**Problem statement**
Please print exactly the lines below, from the start of the material up to and including the line with "prob_vals = [0.734, 0.725, 0.741, 0.962, 0.748, 0.873]", but none of the pictures.

* * * * * * *

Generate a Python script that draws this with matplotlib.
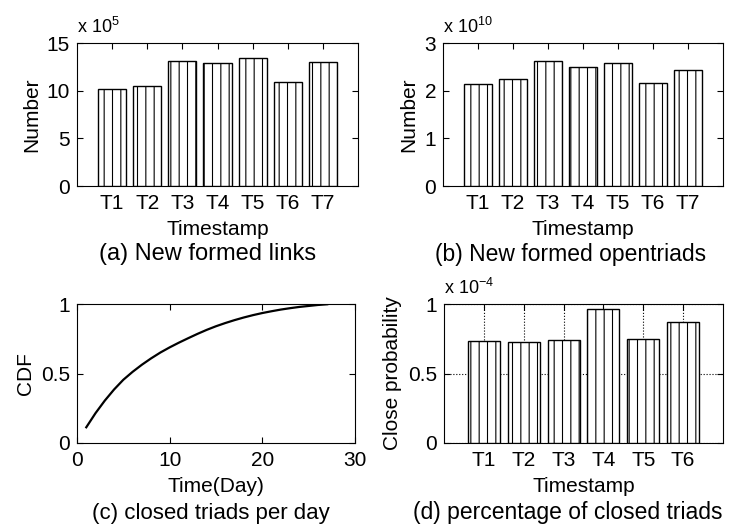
import numpy as np
import matplotlib
matplotlib.use("Agg")
import matplotlib.pyplot as plt

plt.rcParams['font.family'] = ['Liberation Sans', 'DejaVu Sans']
plt.rcParams['mathtext.fontset'] = 'custom'
plt.rcParams['mathtext.rm'] = 'Liberation Sans'
plt.rcParams['mathtext.it'] = 'Liberation Sans'
plt.rcParams['hatch.linewidth'] = 0.8
plt.rcParams['font.size'] = 15

# data
links_labels = ['T1', 'T2', 'T3', 'T4', 'T5', 'T6', 'T7']
links_vals = [10.2, 10.45, 13.15, 12.9, 13.4, 10.95, 13.05]          # x 10^5

triads_labels = ['T1', 'T2', 'T3', 'T4', 'T5', 'T6', 'T7']
triads_vals = [2.14, 2.24, 2.63, 2.49, 2.58, 2.17, 2.44]            # x 10^10

days = [1, 2, 3, 4, 5, 6, 7, 8, 9, 10, 11, 12, 13, 14, 15, 16, 17, 18,
        19, 20, 21, 22, 23, 24, 25, 26, 27]
cdf = [0.113, 0.215, 0.305, 0.385, 0.455, 0.512, 0.563, 0.609, 0.651, 0.688,
       0.722, 0.754, 0.785, 0.814, 0.840, 0.863, 0.884, 0.903, 0.920, 0.935,
       0.948, 0.960, 0.970, 0.979, 0.986, 0.993, 0.998]

prob_labels = ['T1', 'T2', 'T3', 'T4', 'T5', 'T6']
prob_vals = [0.734, 0.725, 0.741, 0.962, 0.748, 0.873]             # x 10^-4

captions = ['(a) New formed links', '(b) New formed opentriads',
            '(c) closed triads per day', '(d) percentage of closed triads']

W, H = 731, 527
fig = plt.figure(figsize=(W / 100, H / 100), dpi=100)


def make_ax(x0, y0, x1, y1):
    return fig.add_axes([x0 / W, 1 - y1 / H, (x1 - x0) / W, (y1 - y0) / H])


def style(ax):
    ax.tick_params(direction='in', length=4, width=0.8, top=True, right=True,
                   labelsize=15)
    ax.tick_params(axis='x', pad=5.5)
    ax.tick_params(axis='y', pad=5)
    for s in ax.spines.values():
        s.set_linewidth(0.8)


def bars(ax, labels, vals):
    x = np.arange(1, len(vals) + 1)
    ax.bar(x, vals, width=0.8, color='white', edgecolor='black',
           linewidth=1.0, hatch='||', zorder=3)
    ax.set_xticks(x)
    ax.set_xticklabels(labels)
    ax.set_xlim(0, len(vals) + 1)


def expo(ax, s):
    ax.annotate(s, xy=(0, 1), xycoords='axes fraction', xytext=(0, 7),
                textcoords='offset points', ha='left', va='baseline',
                fontsize=13)


def caption(s, xc, yc, size=16.5):
    fig.text(xc / W, 1 - yc / H, s, ha='center', va='center', fontsize=size)


# (a)
ax1 = make_ax(77, 43, 358, 186)
bars(ax1, links_labels, links_vals)
ax1.set_ylim(0, 15)
ax1.set_yticks([0, 5, 10, 15])
ax1.set_ylabel('Number')
ax1.set_xlabel('Timestamp', labelpad=5)
expo(ax1, r'x 10$^{5}$')
style(ax1)
caption(captions[0], 208, 254, 17)

# (b)
ax2 = make_ax(443, 43, 723, 186)
bars(ax2, triads_labels, triads_vals)
ax2.set_ylim(0, 3)
ax2.set_yticks([0, 1, 2, 3])
ax2.set_ylabel('Number')
ax2.set_xlabel('Timestamp', labelpad=5)
expo(ax2, r'x 10$^{10}$')
style(ax2)
caption(captions[1], 571, 254)

# (c)
ax3 = make_ax(77, 304, 355, 443)
ax3.plot(days, cdf, color='black', linewidth=1.6)
ax3.set_xlim(0, 30)
ax3.set_ylim(0, 1)
ax3.set_xticks([0, 10, 20, 30])
ax3.set_yticks([0, 0.5, 1])
ax3.set_yticklabels(['0', '0.5', '1'])
ax3.set_ylabel('CDF')
ax3.set_xlabel('Time(Day)', labelpad=5)
style(ax3)
caption(captions[2], 211, 513, 16)

# (d)
ax4 = make_ax(444, 304, 723, 443)
bars(ax4, prob_labels, prob_vals)
ax4.set_ylim(0, 1)
ax4.set_yticks([0, 0.5, 1])
ax4.set_yticklabels(['0', '0.5', '1'])
ax4.grid(True, linestyle=':', color='black', linewidth=0.8, zorder=0)
ax4.set_axisbelow(True)
ax4.set_ylabel('Close probability')
ax4.set_xlabel('Timestamp', labelpad=5)
expo(ax4, r'x 10$^{-4}$')
style(ax4)
caption(captions[3], 568, 513)

fig.savefig('out.png', dpi=100)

* * * * * * *

**Result for this task**
Generate a Python script that draws this with matplotlib.
import numpy as np
import matplotlib
matplotlib.use("Agg")
import matplotlib.pyplot as plt

plt.rcParams['font.family'] = ['Liberation Sans', 'DejaVu Sans']
plt.rcParams['mathtext.fontset'] = 'custom'
plt.rcParams['mathtext.rm'] = 'Liberation Sans'
plt.rcParams['mathtext.it'] = 'Liberation Sans'
plt.rcParams['hatch.linewidth'] = 0.8
plt.rcParams['font.size'] = 15

# data
links_labels = ['T1', 'T2', 'T3', 'T4', 'T5', 'T6', 'T7']
links_vals = [10.2, 10.45, 13.15, 12.9, 13.4, 10.95, 13.05]          # x 10^5

triads_labels = ['T1', 'T2', 'T3', 'T4', 'T5', 'T6', 'T7']
triads_vals = [2.14, 2.24, 2.63, 2.49, 2.58, 2.17, 2.44]            # x 10^10

days = [1, 2, 3, 4, 5, 6, 7, 8, 9, 10, 11, 12, 13, 14, 15, 16, 17, 18,
        19, 20, 21, 22, 23, 24, 25, 26, 27]
cdf = [0.113, 0.215, 0.305, 0.385, 0.455, 0.512, 0.563, 0.609, 0.651, 0.688,
       0.722, 0.754, 0.785, 0.814, 0.840, 0.863, 0.884, 0.903, 0.920, 0.935,
       0.948, 0.960, 0.970, 0.979, 0.986, 0.993, 0.998]

prob_labels = ['T1', 'T2', 'T3', 'T4', 'T5', 'T6']
prob_vals = [0.734, 0.725, 0.741, 0.962, 0.748, 0.873]             # x 10^-4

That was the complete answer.